"NASA's Spitzer Space Telescope has discovered an enormous ring around Saturn -- by far the largest of the giant planet's many rings.
The new belt lies at the far reaches of the Saturnian system, with an orbit tilted 27 degrees from the main ring plane. The bulk of its material starts about six million kilometers (3.7 million miles) away from the planet and extends outward roughly another 12 million kilometers (7.4 million miles). One of Saturn's farthest moons, Phoebe, circles within the newfound ring, and is likely the source of its material.
Saturn's newest halo is thick, too -- its vertical height is about 20 times the diameter of the planet. It would take about one billion Earths stacked together to fill the ring."

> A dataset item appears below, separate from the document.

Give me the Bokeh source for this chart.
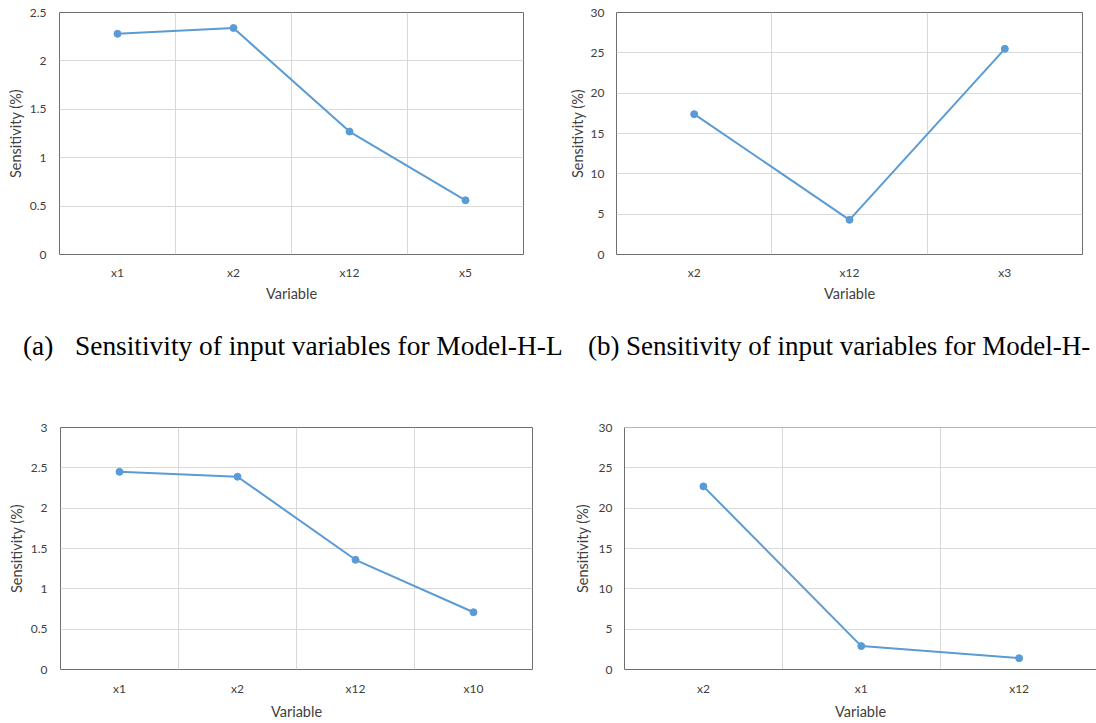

In other Saturn news, "In mid-August, Saturn passed through its equinox and sunlight shone directly along the rings, so that even the most subtle vertical structure cast long shadows. Images from the Cassini spacecraft revealed that the planet's C ring has a gentle corrugation that extends across tens of thousands of kilometers. The ripples are barely 100 meters high and recur with a wavelength varying from 30 kilometers toward the planet to 80 kilometers farther out... What's more, the pattern seems to be evolving with time, its wavelength steadily diminishing. Extrapolating back in time, it must have been set in motion 25 years ago...It looks like the ring—the whole ring—was abruptly yanked out of Saturn's equatorial plane... he suggests that it wasn't the ring that shifted, but Saturn's equatorial plane. A tilt of a thousandth of a degree would suffice...In other words, the entire planet Saturn suddenly lurched in the mid-1980s...What must have happened instead is that mass shifted within the planet, reorienting the effective gravitational equator."